Os pedidos para que se limpe o rio, assim como os milhões que já foram investidos, não deram resultado.

O falecido presidente Hugo Chávez admitiu em 2005 a má situação do rio e prometeu uma limpeza total. "Convido-os a tomarmos banho no Guaire... logo", prometeu ele na televisão. 

O Banco Interamericano de Desenvolvimento interveio em 2012 com um empréstimo de US$ 300 milhões para um ambicioso projeto de construir usinas depuradoras e tratar os resíduos que chegam ao rio. 

Quase seis anos depois, a água continua suja e o projeto de limpeza conseguiu só uma pequena parte de seu objetivo. Representantes do BID não quiseram fazer comentários para a reportagem, nem os líderes do governo venezuelano se pronunciaram sobre quando poderá ser limpo.

Alguns trechos do rio cheiram a esgoto, enquanto outros emitem um odor agressivo que lembra combustível, um fedor que fica no nariz durante horas após a pessoa se afastar de suas margens.

O Guaire voltou a chamar a atenção em meados de 2017, quando moradores que protestavam contra o governo de Nicolás Maduro o cruzaram para escapar dos gases lacrimogêneos atirados pelos policiais antimotins.

Na maioria dos dias, os que procuram no rio não são percebidos por outros moradores de Caracas, que passam ao lado em uma via expressa elevada, oculta por barreiras de concreto.

Uma mulher que passava com um carro de bebê por uma passarela, um dos poucos lugares de onde se vê o rio, olhou para as dezenas de pessoas que procuravam na água. 

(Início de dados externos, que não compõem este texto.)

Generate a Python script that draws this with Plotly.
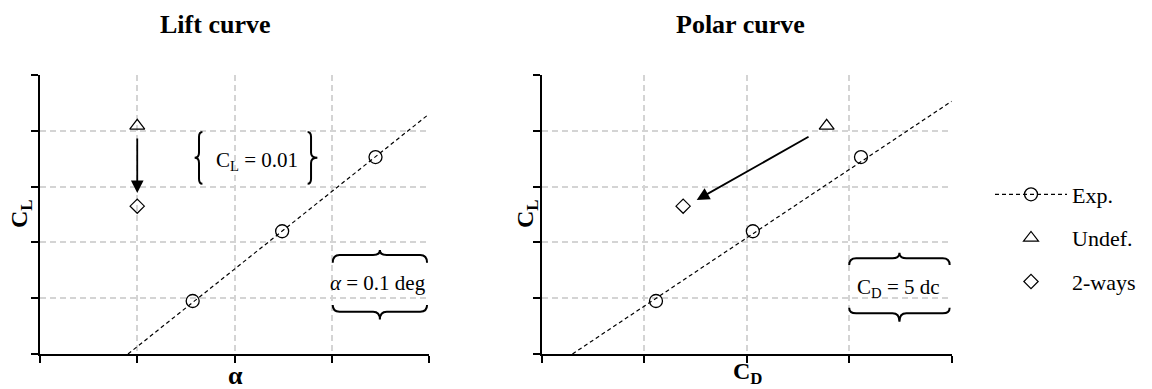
import plotly.graph_objects as go

# ---------------- data ----------------
# Lift curve (x = alpha, y = C_L), arbitrary grid units
lift_exp_x = [1.57, 2.49, 3.45]
lift_exp_y = [0.95, 2.20, 3.53]
lift_fit_x = [0.905, 4.0]
lift_fit_y = [0.0, 4.30]
lift_undef_x = [1.0]
lift_undef_y = [4.09]
lift_2w_x = [1.0]
lift_2w_y = [2.65]

# Polar curve (x = C_D, y = C_L)
polar_exp_x = [1.115, 2.06, 3.115]
polar_exp_y = [0.95, 2.20, 3.53]
polar_fit_x = [0.30, 4.0]
polar_fit_y = [0.0, 4.53]
polar_undef_x = [2.78]
polar_undef_y = [4.09]
polar_2w_x = [1.38]
polar_2w_y = [2.65]

x_ticks = [0, 1, 2, 3, 4]
y_ticks = [0, 1, 2, 3, 4, 5]

titles = ["Lift curve", "Polar curve"]
legend_names = ["Exp.", "Undef.", "2-ways"]

FONT = "Liberation Serif"
BLACK = "#000000"
GRID = "#d4d4d4"

fig = go.Figure()

# fit lines
fig.add_trace(go.Scatter(x=lift_fit_x, y=lift_fit_y, mode="lines", showlegend=False,
                         line=dict(color=BLACK, width=1.2, dash="4px,3px"), xaxis="x", yaxis="y"))
fig.add_trace(go.Scatter(x=polar_fit_x, y=polar_fit_y, mode="lines", showlegend=False,
                         line=dict(color=BLACK, width=1.2, dash="4px,3px"), xaxis="x2", yaxis="y2"))

circ = dict(symbol="circle-open", size=13, color=BLACK, line=dict(width=1.3, color=BLACK))
tri = dict(symbol="triangle-up-open", size=13, color=BLACK, line=dict(width=1.2, color=BLACK))
dia = dict(symbol="diamond-open", size=11, color=BLACK, line=dict(width=1.2, color=BLACK))

for (ex, ey, ux, uy, wx, wy, xa, ya) in [
    (lift_exp_x, lift_exp_y, lift_undef_x, lift_undef_y, lift_2w_x, lift_2w_y, "x", "y"),
    (polar_exp_x, polar_exp_y, polar_undef_x, polar_undef_y, polar_2w_x, polar_2w_y, "x2", "y2"),
]:
    fig.add_trace(go.Scatter(x=ex, y=ey, mode="markers", marker=circ, showlegend=False, xaxis=xa, yaxis=ya))
    fig.add_trace(go.Scatter(x=ux, y=uy, mode="markers", marker=tri, showlegend=False, xaxis=xa, yaxis=ya))
    fig.add_trace(go.Scatter(x=wx, y=wy, mode="markers", marker=dia, showlegend=False, xaxis=xa, yaxis=ya))

# legend-only entries
fig.add_trace(go.Scatter(x=[None], y=[None], mode="lines+markers", name=legend_names[0], legendgroup="a",
                         line=dict(color=BLACK, width=1.2, dash="4px,3px"), marker=circ))
fig.add_trace(go.Scatter(x=[None], y=[None], mode="markers", name=legend_names[1], legendgroup="b", marker=tri))
fig.add_trace(go.Scatter(x=[None], y=[None], mode="markers", name=legend_names[2], legendgroup="c", marker=dia))

W, H = 1152, 389
def px_x(p): return p / W
def px_y(p): return 1 - p / H

axis_common = dict(
    showline=True, linecolor=BLACK, linewidth=2,
    ticks="outside", ticklen=7, tickwidth=1.5, tickcolor=BLACK,
    showticklabels=False, zeroline=False,
    showgrid=True, gridcolor=GRID, gridwidth=1.6, griddash="6px,4px",
    fixedrange=True,
)
ydom = [px_y(354), px_y(75)]
fig.update_layout(
    width=W, height=H,
    margin=dict(l=0, r=0, t=0, b=0),
    paper_bgcolor="white", plot_bgcolor="white",
    font=dict(family=FONT, size=20, color=BLACK),
    xaxis=dict(axis_common, domain=[px_x(40), px_x(429)], range=[0, 4], tickvals=x_ticks, anchor="y"),
    yaxis=dict(axis_common, domain=ydom, range=[0, 5], tickvals=y_ticks, anchor="x"),
    xaxis2=dict(axis_common, domain=[px_x(541.7), px_x(951.7)], range=[0, 4], tickvals=x_ticks, anchor="y2"),
    yaxis2=dict(axis_common, domain=ydom, range=[0, 5], tickvals=y_ticks, anchor="x2"),
    legend=dict(x=px_x(990), y=px_y(238), xanchor="left", yanchor="middle",
                font=dict(family=FONT, size=22), tracegroupgap=12, itemwidth=72,
                bgcolor="rgba(0,0,0,0)"),
    showlegend=True,
)

ann = []
# titles
for t, cx in zip(titles, [215, 740]):
    ann.append(dict(text="<b>%s</b>" % t, x=px_x(cx), y=px_y(25), xref="paper", yref="paper",
                    showarrow=False, xanchor="center", yanchor="middle", font=dict(size=26)))
# axis titles
ann.append(dict(text="<b>C<sub>L</sub></b>", x=px_x(21), y=px_y(214), xref="paper", yref="paper",
                textangle=-90, showarrow=False, xanchor="center", yanchor="middle", font=dict(size=24)))
ann.append(dict(text="<b>C<sub>L</sub></b>", x=px_x(527), y=px_y(214), xref="paper", yref="paper",
                textangle=-90, showarrow=False, xanchor="center", yanchor="middle", font=dict(size=24)))
ann.append(dict(text="<b>α</b>", x=px_x(235), y=px_y(375), xref="paper", yref="paper",
                showarrow=False, xanchor="center", yanchor="middle", font=dict(size=26)))
ann.append(dict(text="<b>C<sub>D</sub></b>", x=px_x(747), y=px_y(373), xref="paper", yref="paper",
                showarrow=False, xanchor="center", yanchor="middle", font=dict(size=24)))
# brace labels
ann.append(dict(text="C<sub>L</sub> = 0.01", x=2.23, y=3.45, xref="x", yref="y",
                showarrow=False, xanchor="center", yanchor="middle", font=dict(size=21)))
ann.append(dict(text="<i>α</i> = 0.1 deg", x=3.48, y=1.28, xref="x", yref="y",
                showarrow=False, xanchor="center", yanchor="middle", font=dict(size=21)))
ann.append(dict(text="C<sub>D</sub> = 5 dc", x=3.48, y=1.18, xref="x2", yref="y2",
                showarrow=False, xanchor="center", yanchor="middle", font=dict(size=21)))
# arrows (from Undef. to 2-ways)
ann.append(dict(x=1.0, y=2.885, ax=1.0, ay=3.89, xref="x", yref="y", axref="x", ayref="y",
                text="", showarrow=True, arrowhead=2, arrowsize=1.4, arrowwidth=1.8, arrowcolor=BLACK))
ann.append(dict(x=1.512, y=2.76, ax=2.618, ay=3.907, xref="x2", yref="y2", axref="x2", ayref="y2",
                text="", showarrow=True, arrowhead=2, arrowsize=1.4, arrowwidth=1.8, arrowcolor=BLACK))
fig.update_layout(annotations=ann)

# braces as paths (data coordinates)
def hbrace(x0, x1, y, d, t, r, up=True):
    s = 1 if up else -1
    xm = (x0 + x1) / 2
    return (f"M{x0},{y - s*d} Q{x0},{y} {x0 + r},{y} L{xm - r},{y} Q{xm},{y} {xm},{y + s*t} "
            f"Q{xm},{y} {xm + r},{y} L{x1 - r},{y} Q{x1},{y} {x1},{y - s*d}")

def vbrace(x, y0, y1, d, t, r, left=True):
    s = 1 if left else -1
    ym = (y0 + y1) / 2
    return (f"M{x + s*d},{y1} Q{x},{y1} {x},{y1 - r} L{x},{ym + r} Q{x},{ym} {x - s*t},{ym} "
            f"Q{x},{ym} {x},{ym - r} L{x},{y0 + r} Q{x},{y0} {x + s*d},{y0}")

bl = dict(color=BLACK, width=2)
shapes = [
    dict(type="path", xref="x", yref="y", line=bl, path=hbrace(3.01, 3.98, 1.774, 0.14, 0.09, 0.07, True)),
    dict(type="path", xref="x", yref="y", line=bl, path=hbrace(3.01, 3.98, 0.758, 0.12, 0.14, 0.07, False)),
    dict(type="path", xref="x", yref="y", line=bl, path=vbrace(1.635, 3.05, 3.98, 0.035, 0.045, 0.09, True)),
    dict(type="path", xref="x", yref="y", line=bl, path=vbrace(2.787, 3.05, 3.98, 0.035, 0.065, 0.09, False)),
    dict(type="path", xref="x2", yref="y2", line=bl, path=hbrace(3.0, 3.98, 1.715, 0.12, 0.10, 0.068, True)),
    dict(type="path", xref="x2", yref="y2", line=bl, path=hbrace(3.0, 3.98, 0.73, 0.10, 0.15, 0.068, False)),
]
fig.update_layout(shapes=shapes)

fig.write_html("out.html")
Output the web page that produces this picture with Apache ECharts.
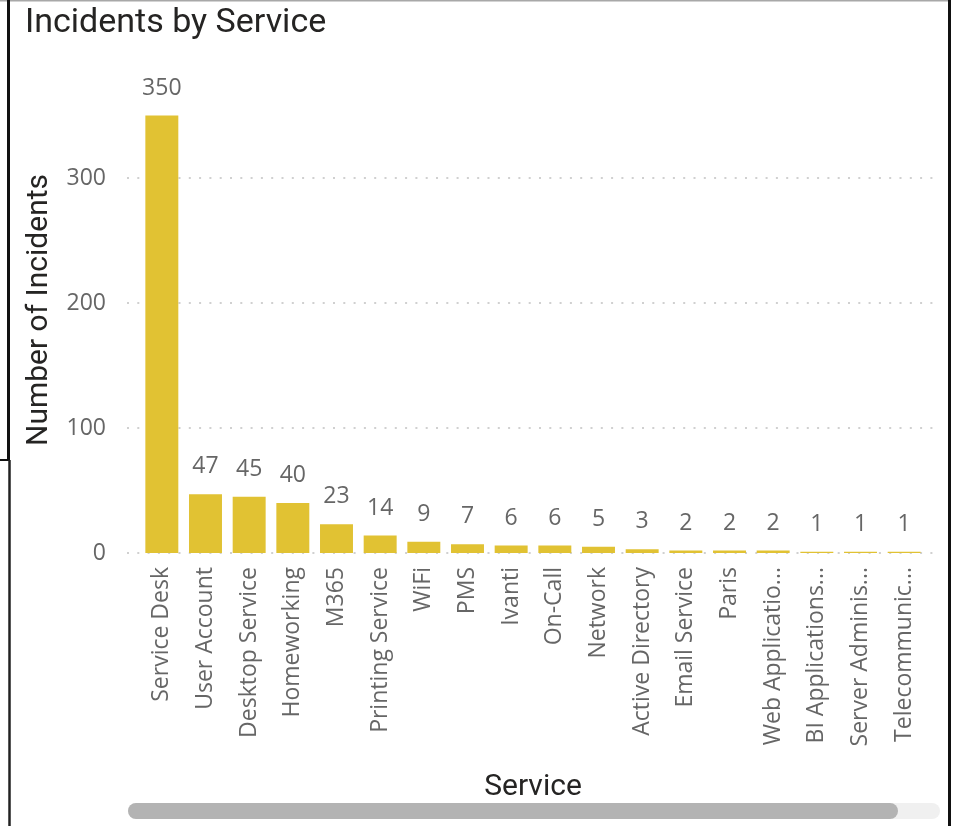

"Que vergonha para nosso país!", disse. 

Villanueva mora com seu pai, um militar aposentado, em um dos bairros mais pobres e perigosos de Caracas. Ainda não consegue aceitar a morte de sua mãe, vítima de um derrame cerebral. Ela o havia animado a ir à universidade.

Ele queria ganhar dinheiro, mas só conseguiu empregos mal pagos para o Estado, como varrer ruas. O salário mínimo para funcionários públicos na Venezuela equivale a menos de US$ 7 ao mês, ao câmbio do mercado negro.

A comida se tornou cada vez mais difícil de conseguir e de pagar. Estima-se que 75% dos venezuelanos perderam em média 8,7 quilos no ano passado, segundo uma pesquisa recente.

Villanueva começou no rio há seis meses, convidado por um amigo. Em seu primeiro dia conseguiu US$ 20 e se interessou, apesar das piadas de seus vizinhos que lhe diziam para ficar longe, porque ele fede como o Guaire.

Outro catador que trabalha com Villanueva levava um frasco plástico pendurado do pescoço, onde ia guardando suas descobertas. Colocou-as na palma da mão para mostrar elos quebrados de uma corrente e uma moeda de ouro, que possivelmente valha algo na Praça Bolívar, onde há comerciantes que compram ouro.

Villanueva não conhece ninguém que tenha morrido em um riacho, mas há muitas histórias de outros que foram arrastados e nunca mais vistos. O acúmulo de nuvens e o aparecimento de mais lixo que o normal nas margens rio acima lhe avisam que a água está subindo, e ele tem menos de 15 minutos para sair.

Ele sonha em ir embora da Venezuela para encontrar um emprego melhor. Mas por enquanto se arrisca procurando lixo no Guaire.